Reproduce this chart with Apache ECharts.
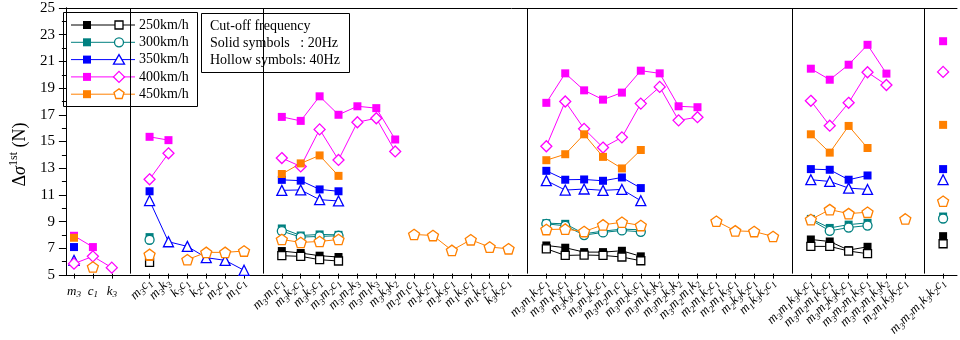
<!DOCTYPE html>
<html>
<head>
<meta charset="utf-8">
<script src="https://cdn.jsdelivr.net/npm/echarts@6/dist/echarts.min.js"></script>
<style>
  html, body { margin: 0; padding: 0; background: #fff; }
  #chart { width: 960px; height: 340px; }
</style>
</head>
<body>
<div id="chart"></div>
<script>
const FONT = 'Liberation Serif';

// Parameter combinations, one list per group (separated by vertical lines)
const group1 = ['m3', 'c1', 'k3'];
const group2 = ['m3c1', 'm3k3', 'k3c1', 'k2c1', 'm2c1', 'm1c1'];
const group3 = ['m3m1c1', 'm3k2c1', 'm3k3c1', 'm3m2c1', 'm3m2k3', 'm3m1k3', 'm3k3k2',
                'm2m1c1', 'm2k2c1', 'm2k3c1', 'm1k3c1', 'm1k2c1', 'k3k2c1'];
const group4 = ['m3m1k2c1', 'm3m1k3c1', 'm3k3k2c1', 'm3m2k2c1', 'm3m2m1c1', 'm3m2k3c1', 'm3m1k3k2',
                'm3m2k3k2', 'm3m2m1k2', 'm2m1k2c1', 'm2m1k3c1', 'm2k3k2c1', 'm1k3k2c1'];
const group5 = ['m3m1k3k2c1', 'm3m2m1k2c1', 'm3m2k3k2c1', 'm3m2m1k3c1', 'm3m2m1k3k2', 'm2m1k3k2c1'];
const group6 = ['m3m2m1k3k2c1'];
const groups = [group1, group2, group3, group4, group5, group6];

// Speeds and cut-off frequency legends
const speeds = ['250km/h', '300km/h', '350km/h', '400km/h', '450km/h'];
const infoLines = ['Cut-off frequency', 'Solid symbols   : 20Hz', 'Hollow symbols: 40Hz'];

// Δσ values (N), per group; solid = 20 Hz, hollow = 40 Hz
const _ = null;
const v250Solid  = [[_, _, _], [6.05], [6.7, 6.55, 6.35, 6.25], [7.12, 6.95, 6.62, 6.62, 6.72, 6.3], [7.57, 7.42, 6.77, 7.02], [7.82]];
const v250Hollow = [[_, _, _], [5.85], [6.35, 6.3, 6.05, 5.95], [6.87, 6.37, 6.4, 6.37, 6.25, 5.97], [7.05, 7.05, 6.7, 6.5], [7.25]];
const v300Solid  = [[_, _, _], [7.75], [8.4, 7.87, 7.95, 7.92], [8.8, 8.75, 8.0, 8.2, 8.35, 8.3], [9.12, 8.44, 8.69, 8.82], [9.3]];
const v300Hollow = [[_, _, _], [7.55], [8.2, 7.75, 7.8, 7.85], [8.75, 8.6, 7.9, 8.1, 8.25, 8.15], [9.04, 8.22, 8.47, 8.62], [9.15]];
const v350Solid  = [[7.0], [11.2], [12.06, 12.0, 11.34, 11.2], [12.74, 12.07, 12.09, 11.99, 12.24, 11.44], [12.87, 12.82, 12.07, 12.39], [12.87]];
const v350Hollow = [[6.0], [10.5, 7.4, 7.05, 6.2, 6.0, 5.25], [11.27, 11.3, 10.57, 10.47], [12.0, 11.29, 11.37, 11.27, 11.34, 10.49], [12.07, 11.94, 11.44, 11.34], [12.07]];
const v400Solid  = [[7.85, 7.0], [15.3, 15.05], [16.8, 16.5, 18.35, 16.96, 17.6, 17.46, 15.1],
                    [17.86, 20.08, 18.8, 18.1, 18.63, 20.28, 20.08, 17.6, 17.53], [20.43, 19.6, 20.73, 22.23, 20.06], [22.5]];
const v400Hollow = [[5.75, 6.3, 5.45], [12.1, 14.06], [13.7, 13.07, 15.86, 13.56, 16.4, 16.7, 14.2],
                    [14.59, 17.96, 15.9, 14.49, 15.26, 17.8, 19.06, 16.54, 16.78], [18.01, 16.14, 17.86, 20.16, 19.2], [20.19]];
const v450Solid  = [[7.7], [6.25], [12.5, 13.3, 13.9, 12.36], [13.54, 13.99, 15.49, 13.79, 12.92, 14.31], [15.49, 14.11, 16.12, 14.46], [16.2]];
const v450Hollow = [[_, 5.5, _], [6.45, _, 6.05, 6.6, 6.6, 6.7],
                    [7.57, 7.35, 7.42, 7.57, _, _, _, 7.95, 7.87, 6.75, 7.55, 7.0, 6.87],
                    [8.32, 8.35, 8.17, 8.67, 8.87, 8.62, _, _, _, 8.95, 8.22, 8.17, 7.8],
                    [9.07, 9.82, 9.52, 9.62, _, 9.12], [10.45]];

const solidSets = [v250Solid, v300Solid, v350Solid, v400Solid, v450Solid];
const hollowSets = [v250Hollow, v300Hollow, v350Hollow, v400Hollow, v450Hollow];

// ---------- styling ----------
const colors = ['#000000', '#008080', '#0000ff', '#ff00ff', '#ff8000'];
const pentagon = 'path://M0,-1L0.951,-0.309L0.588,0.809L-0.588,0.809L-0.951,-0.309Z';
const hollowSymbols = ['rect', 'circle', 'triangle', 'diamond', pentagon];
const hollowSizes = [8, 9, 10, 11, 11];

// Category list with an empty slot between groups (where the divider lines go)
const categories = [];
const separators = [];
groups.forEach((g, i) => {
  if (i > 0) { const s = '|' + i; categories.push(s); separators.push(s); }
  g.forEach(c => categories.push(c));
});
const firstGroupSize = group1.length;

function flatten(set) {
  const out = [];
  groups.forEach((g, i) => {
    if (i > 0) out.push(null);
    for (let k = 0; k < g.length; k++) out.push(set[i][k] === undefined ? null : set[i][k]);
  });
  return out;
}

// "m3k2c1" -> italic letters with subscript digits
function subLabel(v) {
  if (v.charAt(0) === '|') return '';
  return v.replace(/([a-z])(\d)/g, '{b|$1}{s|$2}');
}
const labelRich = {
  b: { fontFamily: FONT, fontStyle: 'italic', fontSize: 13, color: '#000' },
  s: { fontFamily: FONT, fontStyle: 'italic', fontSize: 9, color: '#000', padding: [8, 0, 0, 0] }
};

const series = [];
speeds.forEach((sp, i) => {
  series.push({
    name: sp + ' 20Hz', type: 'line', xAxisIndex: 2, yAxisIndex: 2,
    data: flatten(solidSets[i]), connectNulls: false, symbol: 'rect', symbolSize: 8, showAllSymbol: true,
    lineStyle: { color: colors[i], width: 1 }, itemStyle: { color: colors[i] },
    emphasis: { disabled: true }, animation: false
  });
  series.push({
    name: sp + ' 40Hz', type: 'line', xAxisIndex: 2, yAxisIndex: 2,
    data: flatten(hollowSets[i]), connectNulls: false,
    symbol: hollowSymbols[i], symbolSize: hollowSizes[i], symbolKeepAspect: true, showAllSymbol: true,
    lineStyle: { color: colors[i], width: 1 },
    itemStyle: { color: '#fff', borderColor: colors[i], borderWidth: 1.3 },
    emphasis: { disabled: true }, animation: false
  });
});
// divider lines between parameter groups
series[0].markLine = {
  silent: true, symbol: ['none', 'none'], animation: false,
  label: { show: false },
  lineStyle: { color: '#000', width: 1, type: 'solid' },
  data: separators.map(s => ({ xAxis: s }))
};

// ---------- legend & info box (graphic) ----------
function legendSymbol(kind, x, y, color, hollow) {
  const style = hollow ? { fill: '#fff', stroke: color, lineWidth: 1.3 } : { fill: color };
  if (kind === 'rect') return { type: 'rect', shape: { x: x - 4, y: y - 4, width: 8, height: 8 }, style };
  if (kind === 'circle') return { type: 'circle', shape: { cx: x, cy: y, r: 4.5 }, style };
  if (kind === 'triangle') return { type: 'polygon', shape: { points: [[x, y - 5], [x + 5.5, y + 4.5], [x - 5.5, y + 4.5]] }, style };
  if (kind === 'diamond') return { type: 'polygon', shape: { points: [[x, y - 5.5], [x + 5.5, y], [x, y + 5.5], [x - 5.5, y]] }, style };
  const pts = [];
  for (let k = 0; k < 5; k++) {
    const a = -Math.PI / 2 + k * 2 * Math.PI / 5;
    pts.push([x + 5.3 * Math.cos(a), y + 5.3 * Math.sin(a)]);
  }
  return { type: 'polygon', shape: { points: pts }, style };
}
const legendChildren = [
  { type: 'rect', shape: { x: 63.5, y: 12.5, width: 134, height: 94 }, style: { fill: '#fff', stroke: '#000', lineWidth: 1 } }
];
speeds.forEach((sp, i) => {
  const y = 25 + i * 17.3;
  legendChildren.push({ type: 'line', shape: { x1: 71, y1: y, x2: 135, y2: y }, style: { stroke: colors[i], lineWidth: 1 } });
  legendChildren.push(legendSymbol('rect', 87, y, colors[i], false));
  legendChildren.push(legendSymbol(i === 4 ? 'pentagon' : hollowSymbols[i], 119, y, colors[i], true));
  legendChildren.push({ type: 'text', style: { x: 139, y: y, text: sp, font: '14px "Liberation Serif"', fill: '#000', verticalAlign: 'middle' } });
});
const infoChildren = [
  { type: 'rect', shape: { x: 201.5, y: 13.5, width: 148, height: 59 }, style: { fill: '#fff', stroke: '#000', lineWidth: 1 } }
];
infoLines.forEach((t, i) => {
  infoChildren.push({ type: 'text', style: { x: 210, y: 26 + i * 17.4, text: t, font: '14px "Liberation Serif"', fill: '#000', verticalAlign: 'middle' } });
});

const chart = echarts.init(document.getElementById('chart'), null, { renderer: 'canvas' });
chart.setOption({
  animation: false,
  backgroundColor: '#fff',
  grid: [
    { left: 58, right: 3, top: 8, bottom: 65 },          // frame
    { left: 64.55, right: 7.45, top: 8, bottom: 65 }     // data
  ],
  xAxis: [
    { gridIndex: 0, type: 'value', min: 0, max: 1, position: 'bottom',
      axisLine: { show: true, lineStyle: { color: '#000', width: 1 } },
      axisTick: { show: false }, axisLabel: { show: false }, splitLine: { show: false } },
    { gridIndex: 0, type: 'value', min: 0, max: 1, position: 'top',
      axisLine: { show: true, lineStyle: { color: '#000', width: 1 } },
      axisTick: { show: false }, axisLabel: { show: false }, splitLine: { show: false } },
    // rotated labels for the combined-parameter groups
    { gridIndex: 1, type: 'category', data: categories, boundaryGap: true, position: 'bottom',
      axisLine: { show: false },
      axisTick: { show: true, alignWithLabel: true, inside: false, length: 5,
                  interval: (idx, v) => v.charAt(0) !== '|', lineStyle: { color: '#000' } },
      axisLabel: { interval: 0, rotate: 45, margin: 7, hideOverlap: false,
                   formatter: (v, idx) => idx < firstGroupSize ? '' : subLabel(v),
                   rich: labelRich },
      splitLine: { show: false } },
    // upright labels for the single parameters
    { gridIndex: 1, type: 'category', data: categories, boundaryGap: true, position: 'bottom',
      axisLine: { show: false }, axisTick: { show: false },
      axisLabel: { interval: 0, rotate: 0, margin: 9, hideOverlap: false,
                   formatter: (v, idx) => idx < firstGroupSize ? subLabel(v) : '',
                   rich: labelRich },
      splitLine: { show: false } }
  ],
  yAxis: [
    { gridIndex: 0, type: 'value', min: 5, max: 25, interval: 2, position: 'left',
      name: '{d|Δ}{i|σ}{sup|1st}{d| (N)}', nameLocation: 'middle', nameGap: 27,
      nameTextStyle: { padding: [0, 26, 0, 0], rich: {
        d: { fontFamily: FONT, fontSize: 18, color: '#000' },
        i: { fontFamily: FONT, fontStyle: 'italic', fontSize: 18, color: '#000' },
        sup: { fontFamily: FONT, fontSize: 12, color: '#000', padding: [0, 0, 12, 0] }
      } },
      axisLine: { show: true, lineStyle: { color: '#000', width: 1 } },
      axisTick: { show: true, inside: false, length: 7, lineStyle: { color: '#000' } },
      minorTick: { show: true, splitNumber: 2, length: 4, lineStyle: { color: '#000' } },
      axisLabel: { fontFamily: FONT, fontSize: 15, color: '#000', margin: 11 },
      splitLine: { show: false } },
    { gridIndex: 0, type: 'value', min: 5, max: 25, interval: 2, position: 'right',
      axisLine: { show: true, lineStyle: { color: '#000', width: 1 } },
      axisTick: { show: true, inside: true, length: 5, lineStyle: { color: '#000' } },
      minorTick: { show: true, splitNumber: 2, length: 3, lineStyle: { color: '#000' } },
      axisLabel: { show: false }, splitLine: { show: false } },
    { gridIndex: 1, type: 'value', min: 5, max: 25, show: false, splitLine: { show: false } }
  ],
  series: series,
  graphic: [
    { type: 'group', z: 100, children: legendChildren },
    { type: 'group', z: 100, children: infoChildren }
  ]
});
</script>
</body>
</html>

Task details :: Everything from the first line to the line with "const infoLines = ['Cut-off" must be repeated exactly, and nothing else. Leave the pictures out.

Result of the task ::
Reproduce this chart with Apache ECharts.
<!DOCTYPE html>
<html>
<head>
<meta charset="utf-8">
<script src="https://cdn.jsdelivr.net/npm/echarts@6/dist/echarts.min.js"></script>
<style>
  html, body { margin: 0; padding: 0; background: #fff; }
  #chart { width: 960px; height: 340px; }
</style>
</head>
<body>
<div id="chart"></div>
<script>
const FONT = 'Liberation Serif';

// Parameter combinations, one list per group (separated by vertical lines)
const group1 = ['m3', 'c1', 'k3'];
const group2 = ['m3c1', 'm3k3', 'k3c1', 'k2c1', 'm2c1', 'm1c1'];
const group3 = ['m3m1c1', 'm3k2c1', 'm3k3c1', 'm3m2c1', 'm3m2k3', 'm3m1k3', 'm3k3k2',
                'm2m1c1', 'm2k2c1', 'm2k3c1', 'm1k3c1', 'm1k2c1', 'k3k2c1'];
const group4 = ['m3m1k2c1', 'm3m1k3c1', 'm3k3k2c1', 'm3m2k2c1', 'm3m2m1c1', 'm3m2k3c1', 'm3m1k3k2',
                'm3m2k3k2', 'm3m2m1k2', 'm2m1k2c1', 'm2m1k3c1', 'm2k3k2c1', 'm1k3k2c1'];
const group5 = ['m3m1k3k2c1', 'm3m2m1k2c1', 'm3m2k3k2c1', 'm3m2m1k3c1', 'm3m2m1k3k2', 'm2m1k3k2c1'];
const group6 = ['m3m2m1k3k2c1'];
const groups = [group1, group2, group3, group4, group5, group6];

// Speeds and cut-off frequency legends
const speeds = ['250km/h', '300km/h', '350km/h', '400km/h', '450km/h'];
const infoLines = ['Cut-off frequency', 'Solid symbols   : 20Hz', 'Hollow symbols: 40Hz'];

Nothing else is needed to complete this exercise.